Unfortunately, LuLu got sick with swim bladder disease. Luckily it wasn't fatal and a few days of fasting fixed him right up.
The minute we put him back in his old tank, he started swimming around happily.
In winter break, however, we decided not to take a risk so we left him at home with an automatic feeder. And we called a family friend to come and check on him every couple of days. When we came back from our trip to New Jersey and Washington D.C., we found that he was bloated!! Though he was swimming enjoyably. So we gave the tank a scrub and fasted him for two days, and he was fine. Then we decided that we would not leave a living, breathing fish at the mercy of a piece of plastic.
So in our next New Orleans trip, we (1) made it short and (2) made the family friend check on LuLu and feed him every other day.
But then when mid-June came around, we all got busy and were unable to clean the tank for a while. Finally, on July 4th we started the process of cleaning the tank. We planned to do a full water change. We decided to put Lulu in a separate bowl with conditioned water.
So as soon as we put LuLu in a separate bowl, he stopped moving... His mouth was on the surface and he was frozen. I was certain it was from stress.
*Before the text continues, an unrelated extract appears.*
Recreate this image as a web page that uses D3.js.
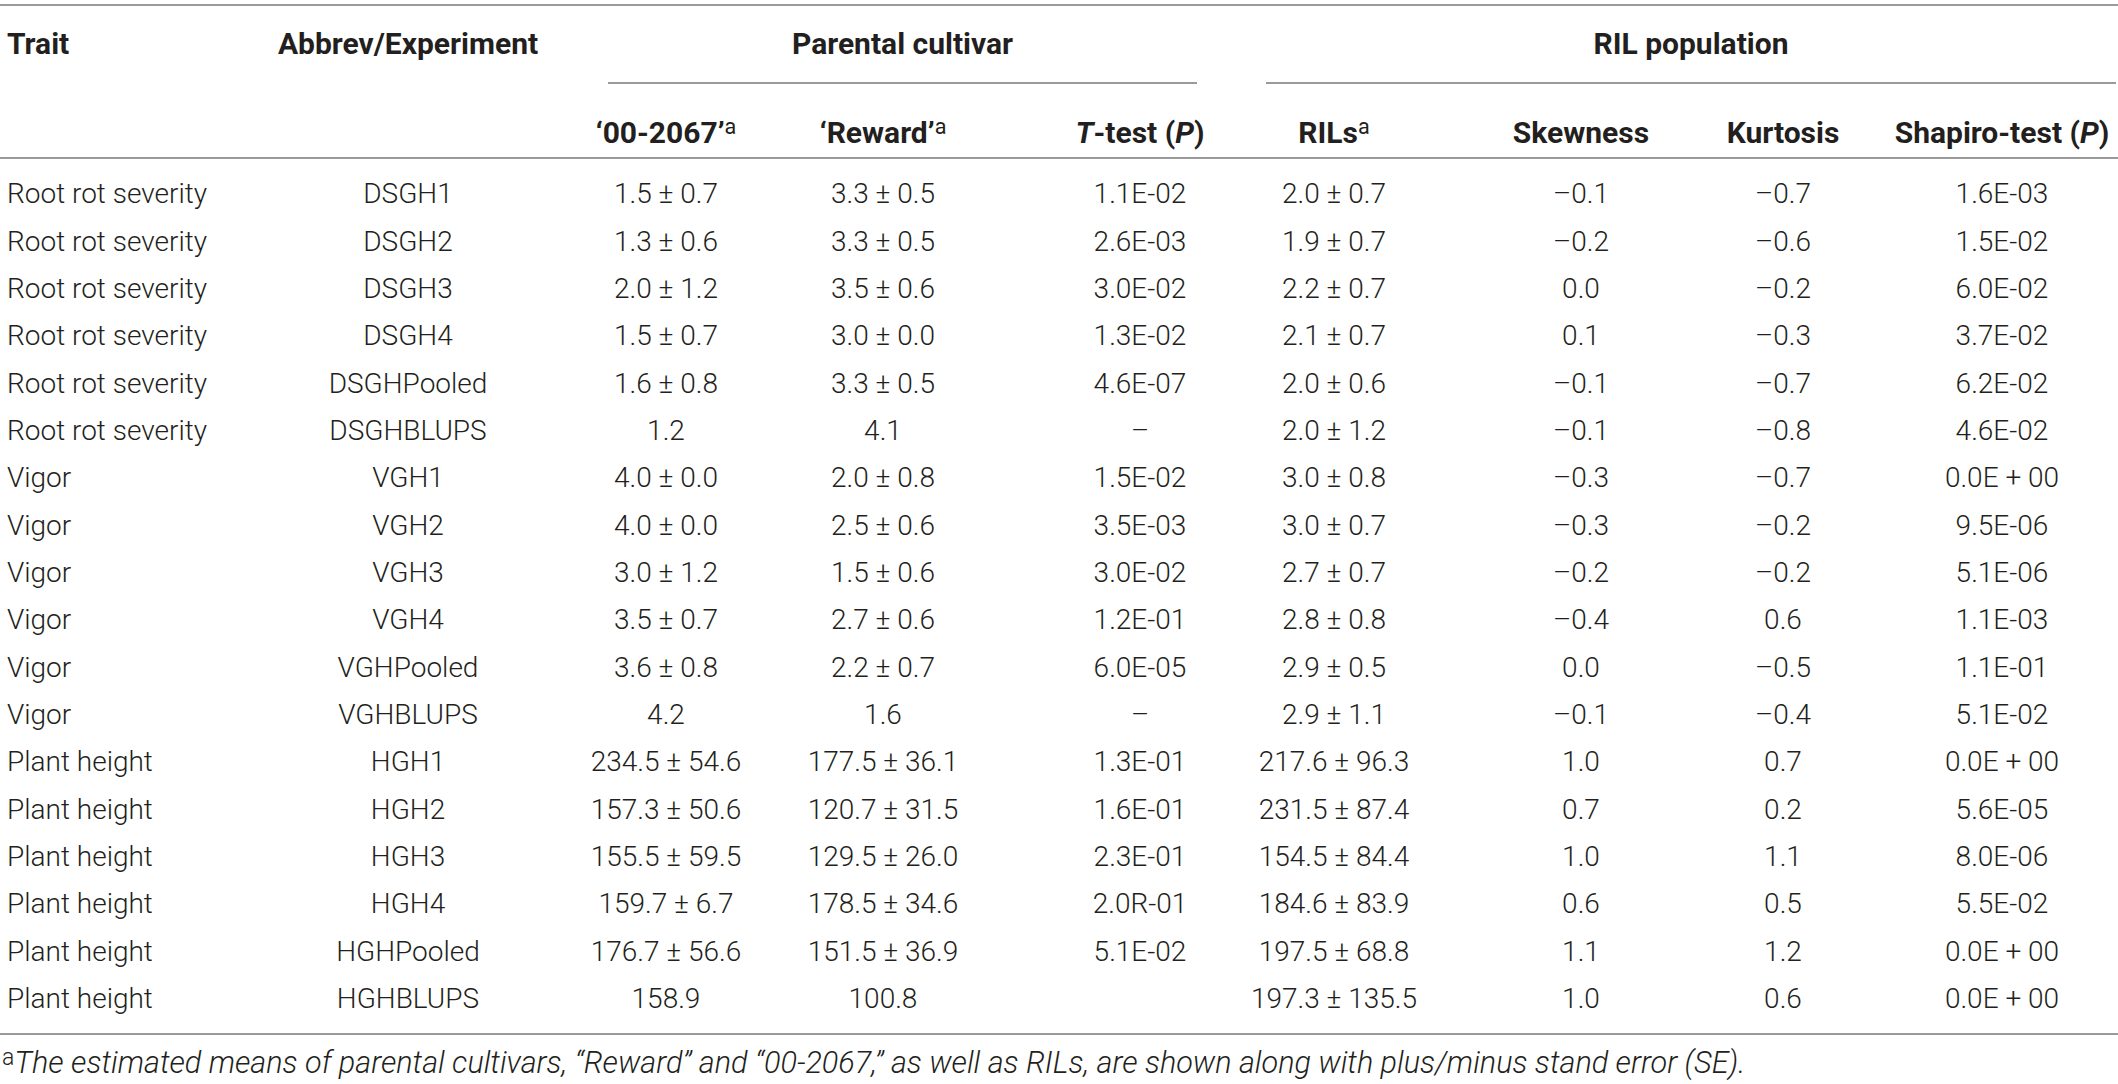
<!DOCTYPE html>
<html>
<head>
<meta charset="utf-8">
<script src="https://cdn.jsdelivr.net/npm/d3@7"></script>
<style>
  body { margin: 0; background: #fff; }
  svg text { font-family: Roboto, "Liberation Sans", sans-serif; fill: #231f20; }
</style>
</head>
<body>
<div id="svg_wrapper"></div>
<script>
const traits = ['Root rot severity','Root rot severity','Root rot severity','Root rot severity','Root rot severity','Root rot severity',
    'Vigor','Vigor','Vigor','Vigor','Vigor','Vigor',
    'Plant height','Plant height','Plant height','Plant height','Plant height','Plant height'];
const abbrevs = ['DSGH1','DSGH2','DSGH3','DSGH4','DSGHPooled','DSGHBLUPS',
    'VGH1','VGH2','VGH3','VGH4','VGHPooled','VGHBLUPS',
    'HGH1','HGH2','HGH3','HGH4','HGHPooled','HGHBLUPS'];
const p1Mean = [1.5, 1.3, 2.0, 1.5, 1.6, 1.2, 4.0, 4.0, 3.0, 3.5, 3.6, 4.2, 234.5, 157.3, 155.5, 159.7, 176.7, 158.9];
const p1SE   = [0.7, 0.6, 1.2, 0.7, 0.8, null, 0.0, 0.0, 1.2, 0.7, 0.8, null, 54.6, 50.6, 59.5, 6.7, 56.6, null];
const p2Mean = [3.3, 3.3, 3.5, 3.0, 3.3, 4.1, 2.0, 2.5, 1.5, 2.7, 2.2, 1.6, 177.5, 120.7, 129.5, 178.5, 151.5, 100.8];
const p2SE   = [0.5, 0.5, 0.6, 0.0, 0.5, null, 0.8, 0.6, 0.6, 0.6, 0.7, null, 36.1, 31.5, 26.0, 34.6, 36.9, null];
const tTest  = ['1.1E-02','2.6E-03','3.0E-02','1.3E-02','4.6E-07','–',
    '1.5E-02','3.5E-03','3.0E-02','1.2E-01','6.0E-05','–',
    '1.3E-01','1.6E-01','2.3E-01','2.0R-01','5.1E-02',''];
const rilMean = [2.0, 1.9, 2.2, 2.1, 2.0, 2.0, 3.0, 3.0, 2.7, 2.8, 2.9, 2.9, 217.6, 231.5, 154.5, 184.6, 197.5, 197.3];
const rilSE   = [0.7, 0.7, 0.7, 0.7, 0.6, 1.2, 0.8, 0.7, 0.7, 0.8, 0.5, 1.1, 96.3, 87.4, 84.4, 83.9, 68.8, 135.5];
const skewness = [-0.1, -0.2, 0.0, 0.1, -0.1, -0.1, -0.3, -0.3, -0.2, -0.4, 0.0, -0.1, 1.0, 0.7, 1.0, 0.6, 1.1, 1.0];
const kurtosis = [-0.7, -0.6, -0.2, -0.3, -0.7, -0.8, -0.7, -0.2, -0.2, 0.6, -0.5, -0.4, 0.7, 0.2, 1.1, 0.5, 1.2, 0.6];
const shapiro  = ['1.6E-03','1.5E-02','6.0E-02','3.7E-02','6.2E-02','4.6E-02',
    '0.0E + 00','9.5E-06','5.1E-06','1.1E-03','1.1E-01','5.1E-02',
    '0.0E + 00','5.6E-05','8.0E-06','5.5E-02','0.0E + 00','0.0E + 00'];

const colKeys = ['abbrev','p1','p2','ttest','ril','skew','kurt','shapiro'];
const footnote = 'The estimated means of parental cultivars, \u201cReward\u201d and \u201c00-2067,\u201d as well as RILs, are shown along with plus/minus stand error (SE).';

const width = 2118, height = 1084;
const fontSize = 28;
const headSize = 30;
const lineColor = '#9a9a9a';

const svg = d3.select('#svg_wrapper')
    .append('svg')
    .attr('width', width)
    .attr('height', height)
    .attr('viewBox', `0 0 ${width} ${height}`);

// column centres and row bands
const x = d3.scaleOrdinal()
    .domain(colKeys)
    .range([408, 666, 883, 1140, 1334, 1581, 1783, 2002]);

const y = d3.scaleBand()
    .domain(d3.range(traits.length))
    .range([170, 1022]);

const fmtMean = (m, se) => se == null ? m.toFixed(1) : `${m.toFixed(1)} \u00b1 ${se.toFixed(1)}`;
const fmtSigned = v => v < 0 ? '\u2013' + Math.abs(v).toFixed(1) : v.toFixed(1);

// rules
function hline(x1, x2, yy) {
    svg.append('line')
    .attr('x1', x1).attr('x2', x2)
    .attr('y1', yy).attr('y2', yy)
    .attr('stroke', lineColor)
    .attr('stroke-width', 2);
}
hline(0, width, 5);
hline(608, 1197, 83);
hline(1266, 2116, 83);
hline(0, width, 158);
hline(0, width, 1034);

// header
const head = svg.append('g')
    .attr('font-size', headSize)
    .attr('font-weight', 700);

head.append('text').attr('x', 7).attr('y', 43).attr('dy', '0.35em').text('Trait');
head.append('text').attr('x', x('abbrev')).attr('y', 43).attr('dy', '0.35em')
    .attr('text-anchor', 'middle').text('Abbrev/Experiment');
head.append('text').attr('x', (608 + 1197) / 2).attr('y', 43).attr('dy', '0.35em')
    .attr('text-anchor', 'middle').text('Parental cultivar');
head.append('text').attr('x', (1266 + 2116) / 2).attr('y', 43).attr('dy', '0.35em')
    .attr('text-anchor', 'middle').text('RIL population');

const subHeads = [
    { key: 'p1', parts: [['\u201800-2067\u2019', ''], ['a', 'sup']] },
    { key: 'p2', parts: [['\u2018Reward\u2019', ''], ['a', 'sup']] },
    { key: 'ttest', parts: [['T', 'i'], ['-test (', ''], ['P', 'i'], [')', '']] },
    { key: 'ril', parts: [['RILs', ''], ['a', 'sup']] },
    { key: 'skew', parts: [['Skewness', '']] },
    { key: 'kurt', parts: [['Kurtosis', '']] },
    { key: 'shapiro', parts: [['Shapiro-test (', ''], ['P', 'i'], [')', '']] }
];

subHeads.forEach(h => {
    const t = head.append('text')
        .attr('x', x(h.key))
        .attr('y', 132)
        .attr('dy', '0.35em')
        .attr('text-anchor', 'middle');
    h.parts.forEach(p => {
        const ts = t.append('tspan').text(p[0]);
        if (p[1] === 'i') ts.attr('font-style', 'italic');
        if (p[1] === 'sup') ts.attr('font-size', headSize * 0.72).attr('baseline-shift', '40%').attr('font-weight', 400);
    });
});

// body
const body = svg.append('g')
    .attr('font-size', fontSize)
    .attr('font-weight', 300);

const rows = body.selectAll('g.row')
    .data(d3.range(traits.length))
    .enter()
    .append('g')
    .attr('class', 'row')
    .attr('transform', i => `translate(0, ${y(i) + y.bandwidth() / 2})`);

rows.append('text').attr('x', 7).attr('dy', '0.35em').text(i => traits[i]);

const cells = [
    ['abbrev', i => abbrevs[i]],
    ['p1', i => fmtMean(p1Mean[i], p1SE[i])],
    ['p2', i => fmtMean(p2Mean[i], p2SE[i])],
    ['ttest', i => tTest[i]],
    ['ril', i => fmtMean(rilMean[i], rilSE[i])],
    ['skew', i => fmtSigned(skewness[i])],
    ['kurt', i => fmtSigned(kurtosis[i])],
    ['shapiro', i => shapiro[i]]
];

cells.forEach(c => {
    rows.append('text')
        .attr('x', x(c[0]))
        .attr('dy', '0.35em')
        .attr('text-anchor', 'middle')
        .text(c[1]);
});

// footnote
const fn = svg.append('text')
    .attr('x', 2)
    .attr('y', 1062)
    .attr('dy', '0.35em')
    .attr('font-size', 30.6)
    .attr('font-weight', 300);
fn.append('tspan').attr('font-size', 23).attr('baseline-shift', '35%').text('a');
fn.append('tspan').attr('font-style', 'italic').text(footnote);
</script>
</body>
</html>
When the tank was clean, we put LuLu back but he refused to move. I did some research and every website said swim bladder disease. Which made sense because he has had problems with his swim bladder before. As the night wore on, Lulu was hooked to the surface. He started to turn pale. I didn't feed him that night and turned off the light early, even put on some relaxing music. That didn't seem to help. On the morning of July 5th, LuLu had sunk down to the bottom of the tank. That's when it dawned on me, the unbearable truth, that my first pet was dead.
I was too stunned to cry, too numb to make any expression. So I walked away.
My first pet, my first fish, my first LuLu will always be nestled inside my heart.